L’aspetto più interessante, completamente velato dai mezzi di comunicazione servi del capitale, è che l’inquinamento prodotto a Bussi è stato causato dalla produzione bellica. Il ramo militare, in linea generale, è il fulcro dell’attività produttiva capitalistica. Infatti sono solo i conflitti, in ultima istanza, a risolvere le crisi economiche a cui necessariamente il capitalismo va incontro.
Dunque la vicenda di Bussi mostra, in tutta la sua chiarezza, la finalità devastatrice del capitalismo che si manifesta sia nella guerra, fonte d’indicibili sofferenze per l’umanità, in particolar modo per il proletariato, sia nella distruzione della natura, per cui il caso Bussi è emblematico, in quanto si tratta di uno dei maggiori disastri ecologici d’Europa.
La sentenza del 17 Febbraio, nonostante i limiti che la caratterizza, deve essere sfruttata dall’avanguardia proletaria per rendere cosciente la classe lavoratrice delle contraddizioni del capitalismo. Il verdetto, come si è visto, ha velato il significato storico, politico, economico e sociale del complesso produttivo di Bussi. La sentenza ha però il merito di aver accertato che tonnellate di veleni sono state sversate nel bacino idrografico della Val Pescara.

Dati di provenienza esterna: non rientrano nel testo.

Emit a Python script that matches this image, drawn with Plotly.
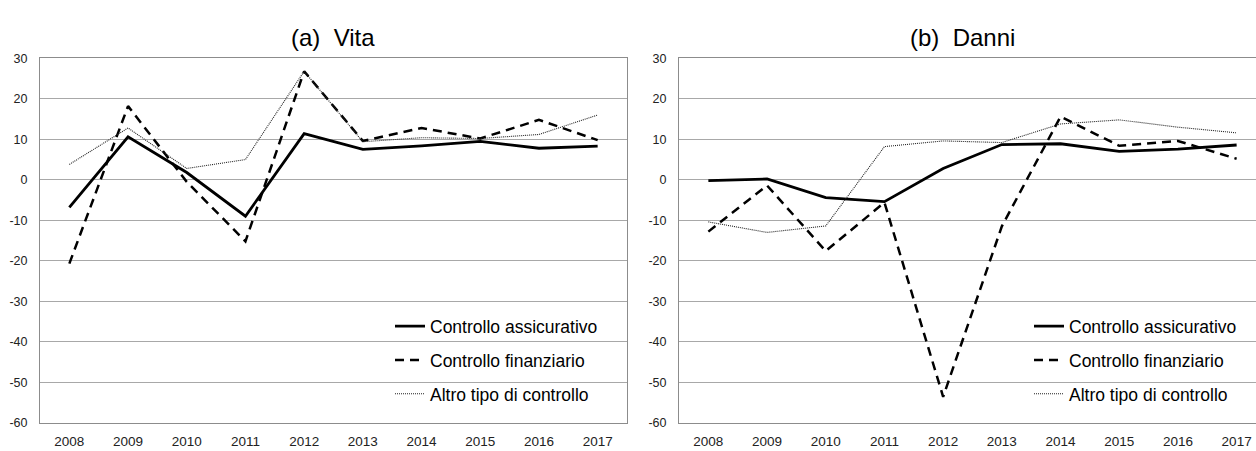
import plotly.graph_objects as go

years = ["2008", "2009", "2010", "2011", "2012", "2013", "2014", "2015", "2016", "2017"]

series_names = ["Controllo assicurativo", "Controllo finanziario", "Altro tipo di controllo"]

# (a) Vita
vita_assicurativo = [-6.8, 10.6, 1.8, -9.0, 11.4, 7.5, 8.4, 9.5, 7.8, 8.3]
vita_finanziario = [-20.7, 18.2, -0.5, -15.2, 26.8, 9.6, 12.8, 10.2, 14.8, 9.8]
vita_altro = [3.8, 12.8, 2.8, 5.0, 26.8, 9.4, 10.4, 10.2, 11.2, 16.0]

# (b) Danni
danni_assicurativo = [-0.2, 0.2, -4.4, -5.4, 2.8, 8.7, 8.9, 7.0, 7.6, 8.6]
danni_finanziario = [-12.8, -1.4, -17.6, -5.6, -53.6, -11.5, 15.6, 8.4, 9.6, 5.2]
danni_altro = [-10.4, -13.0, -11.4, 8.2, 9.6, 9.2, 13.8, 14.8, 13.0, 11.6]

y_tickvals = [30, 20, 10, 0, -10, -20, -30, -40, -50, -60]
y_ticktext = ["30", "20", "10", "0", "-10", "-20", "-30", "-40", "-50", "-60"]

titles = ["(a)  Vita", "(b)  Danni"]

FONT = "Arial, 'Liberation Sans', sans-serif"
styles = [
    dict(color="#000000", width=2.8, dash="solid"),
    dict(color="#000000", width=2.5, dash="9px,6px"),
    dict(color="#222222", width=1.1, dash="1px,1px"),
]

fig = go.Figure()

panels = [
    ([vita_assicurativo, vita_finanziario, vita_altro], "x", "y", "legend"),
    ([danni_assicurativo, danni_finanziario, danni_altro], "x2", "y2", "legend2"),
]
for data, xa, ya, lg in panels:
    for i, (vals, name) in enumerate(zip(data, series_names)):
        fig.add_trace(go.Scatter(
            x=years, y=vals, name=name, mode="lines",
            line=styles[i], xaxis=xa, yaxis=ya, legend=lg,
            legendgroup=f"{lg}_{i}", showlegend=True,
        ))

W, H = 1256, 451
top_px, bot_px = 53, 429
ydom = [1 - bot_px / H, 1 - top_px / H]

axis_common = dict(
    type="category", showgrid=False, ticks="", zeroline=False,
    tickfont=dict(family=FONT, size=13.5, color="#222222"),
    showline=True, linecolor="#8c8c8c", linewidth=1,
)
yaxis_common = dict(
    range=[-60, 30], tickvals=y_tickvals, ticktext=y_ticktext,
    showgrid=True, gridcolor="#a8a8a8", gridwidth=1, zeroline=False,
    tickfont=dict(family=FONT, size=12.5, color="#222222"),
    showline=True, linecolor="#8c8c8c", linewidth=1, ticks="",
    ticklabelstandoff=9,
)

legend_common = dict(
    xanchor="left", yanchor="top", bgcolor="rgba(0,0,0,0)",
    font=dict(family=FONT, size=17.5, color="#000000"),
    tracegroupgap=8, itemwidth=30, borderwidth=0,
)

fig.update_layout(
    width=W, height=H,
    margin=dict(l=0, r=0, t=0, b=0),
    paper_bgcolor="white", plot_bgcolor="white",
    font=dict(family=FONT, color="#000000"),
    xaxis=dict(domain=[40 / W, 627 / W], range=[-0.5, 9.5], mirror=True,
               anchor="y", ticklabelstandoff=6, **axis_common),
    yaxis=dict(domain=ydom, anchor="x", mirror=True, **yaxis_common),
    xaxis2=dict(domain=[679 / W, 1.0], range=[-0.5, 9.33], mirror=True,
                anchor="y2", ticklabelstandoff=6, **axis_common),
    yaxis2=dict(domain=ydom, anchor="x2", mirror=False, **yaxis_common),
    legend=dict(x=390 / W, y=1 - 311 / H, **legend_common),
    legend2=dict(x=1029 / W, y=1 - 311 / H, **legend_common),
    annotations=[
        dict(text=titles[0], x=333 / W, y=1 - 31 / H, xref="paper", yref="paper",
             showarrow=False, xanchor="center", yanchor="middle",
             font=dict(family=FONT, size=24, color="#000000")),
        dict(text=titles[1], x=962 / W, y=1 - 31 / H, xref="paper", yref="paper",
             showarrow=False, xanchor="center", yanchor="middle",
             font=dict(family=FONT, size=24, color="#000000")),
    ],
)

fig.write_html(
    "out.html",
    config={"displayModeBar": False},
    post_script="document.body.style.margin='0';document.body.style.overflow='hidden';",
)
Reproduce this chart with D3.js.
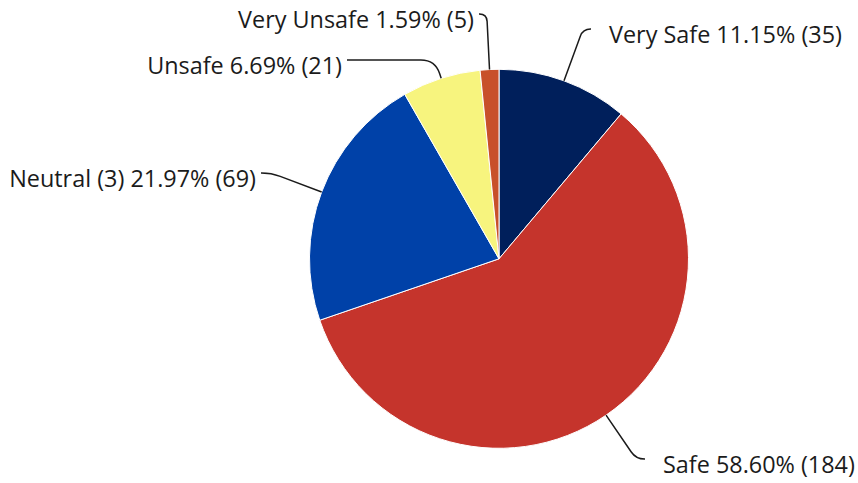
<!DOCTYPE html>
<html>
<head>
<meta charset="utf-8">
<script src="https://cdn.jsdelivr.net/npm/d3@7"></script>
<style>
  html, body { margin: 0; padding: 0; background: #fff; }
  svg { display: block; }
</style>
</head>
<body>
<svg id="chart" width="858" height="483"></svg>
<script>
// ---- data ----
const categories = ["Very Safe", "Safe", "Neutral (3)", "Unsafe", "Very Unsafe"];
const counts = [35, 184, 69, 21, 5];
const colors = ["#001f5b", "#c5342c", "#0041a8", "#f7f47e", "#c8502a"];

// ---- layout (label placement only) ----
const labelLayout = [
  { x: 609, y: 43,  anchor: "start" },
  { x: 663, y: 473, anchor: "start" },
  { x: 256, y: 187, anchor: "end" },
  { x: 342, y: 74,  anchor: "end" },
  { x: 474, y: 28,  anchor: "end" }
];

const W = 858, H = 483;
const cx = 499, cy = 258.8, R = 189.5;

const svg = d3.select("#chart");
const total = d3.sum(counts);
const data = categories.map((c, i) => ({ name: c, value: counts[i], color: colors[i], layout: labelLayout[i] }));

const pie = d3.pie().value(d => d.value).sort(null);
const arcs = pie(data);
const arc = d3.arc().innerRadius(0).outerRadius(R);

const g = svg.append("g").attr("transform", `translate(${cx},${cy})`);

g.selectAll("path.slice")
  .data(arcs)
  .join("path")
  .attr("class", "slice")
  .attr("d", arc)
  .attr("fill", d => d.data.color)
  .attr("stroke", "#ffffff")
  .attr("stroke-width", 1)
  .attr("stroke-linejoin", "round");

// connectors
function connectorPath(d) {
  const a = (d.startAngle + d.endAngle) / 2;
  const dx = Math.sin(a), dy = -Math.cos(a);
  const P = [cx + R * dx, cy + R * dy];
  const L = d.data.layout;
  const right = L.anchor === "start";
  const E = [right ? L.x - 18 : L.x + 5, L.y - 14];
  const t = (E[1] - P[1]) / dy;
  const Q = [P[0] + t * dx, E[1]];
  const lenPQ = Math.hypot(Q[0] - P[0], Q[1] - P[1]);
  const lenQE = Math.abs(E[0] - Q[0]);
  const rad = Math.min(28, lenPQ * 0.75, lenQE * 0.95);
  const A = [Q[0] - (Q[0] - P[0]) / lenPQ * rad, Q[1] - (Q[1] - P[1]) / lenPQ * rad];
  const sgn = Math.sign(E[0] - Q[0]) || 1;
  const B = [Q[0] + sgn * rad, Q[1]];
  const p = d3.path();
  p.moveTo(P[0], P[1]);
  p.lineTo(A[0], A[1]);
  p.quadraticCurveTo(Q[0], Q[1], B[0], B[1]);
  p.lineTo(E[0], E[1]);
  return p.toString();
}

svg.selectAll("path.connector")
  .data(arcs)
  .join("path")
  .attr("class", "connector")
  .attr("d", connectorPath)
  .attr("fill", "none")
  .attr("stroke", "#1b1b1b")
  .attr("stroke-width", 1.5);

svg.selectAll("text.label")
  .data(arcs)
  .join("text")
  .attr("class", "label")
  .attr("x", d => d.data.layout.x)
  .attr("y", d => d.data.layout.y)
  .attr("text-anchor", d => d.data.layout.anchor)
  .attr("font-family", "'Open Sans', 'Noto Sans', sans-serif")
  .attr("font-size", 23.4)
  .attr("fill", "#1b1b1b")
  .text(d => `${d.data.name} ${(d.data.value / total * 100).toFixed(2)}% (${d.data.value})`);
</script>
</body>
</html>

Partire da questo punto è necessario affinchè, attraverso un duro lavoro a stretto contatto con le masse, si possa trasformare l’indignazione della classe lavoratrice, attualmente vaga ed imprecisa, in una chiara disposizione politica che ponga, come punto centrale, il superamento del capitalismo. Ovvero il superamento di una fase storica che, sebbene abbia segnato un progresso nella storia dell’umanità, non è più in grado di garantire alcun tipo di miglioramento significativo al genere umano.